“Rights can’t be assigned on basis of merit – Rights just ARE.”
Date: Wed, 20 Nov 1991 15:43:00 EDT
Reply-To: “Y-Rights: Kid/Teen Rights Discussion Group”
Sender: “Y-Rights: Kid/Teen Rights Discussion Group”
From: Kenneth Udut <KUDUT@HAMP.HAMPSHIRE.EDU>
Subject: Re: The Big Question: Who Decides?
Re: A RIGHT but not necessarily RIGHT
Pete, you’re… umm….err… “right”. Calling something a right is -much- different than calling something right. Feel free to change any and every occurence of “right” in my “Big Question” to “a right”

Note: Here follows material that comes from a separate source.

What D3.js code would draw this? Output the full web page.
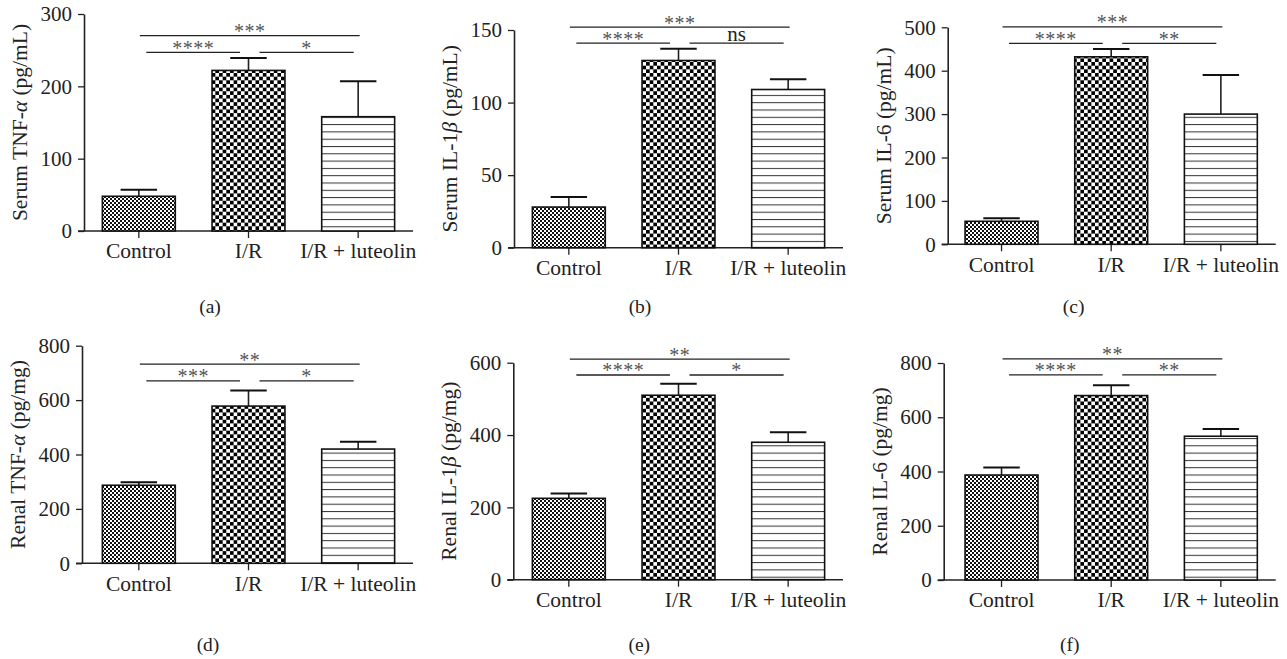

But seriously, having a right, from what I’ve been told, -does- imply have a responsibility for any action done on the basis of that right. (oh my, I’m talking like a college student! I’ve been priding myself on only being able to talk on an 8th grade vocabulary, making myself understandable to a large audience. Well, shoot me once I say “antidisestablishmentarianism” on a regular basis!) Having rights without responsibilities = anarchy. Nothing is inherently wrong with anarchy, but it seems that you’d always have to be ‘on your toes’ if it was happening Anarchy also requires a LOT of trust to function (everyone’ll probably have to start trusting and respecting others, since there wouldn’t be ‘laws’ to fall back on. Ask me more personally if you’re confused)
A problem that I see is that people under 18 are given all the responsiblity for things that don’t seem to matter (i.e. – schoolwork at school -and- at home) with no REAL responsibility for things that matter and no RIGHTS to go along with it (except the rights that they are TOLD they can have… like the RIGHT to say NO (Umm… sounds more like the RESPONSIBILITY to say NO. Calling it the RESPONSIBILITY to say “NO” is more truthful, and might get more people to actually say it, being that it would be shown in its true light. I mean, how can you have the right to say no, when you don’t have the equal right to say yes? Rights never seem to be ‘handed’ to a person unless it’s benificial to the person handing the rights. Then the “Rights” aren’t “Rights”; they are requirements (or, at the very least, responsibilities). Rights can’t be assigned on basis of merit – Rights just ARE.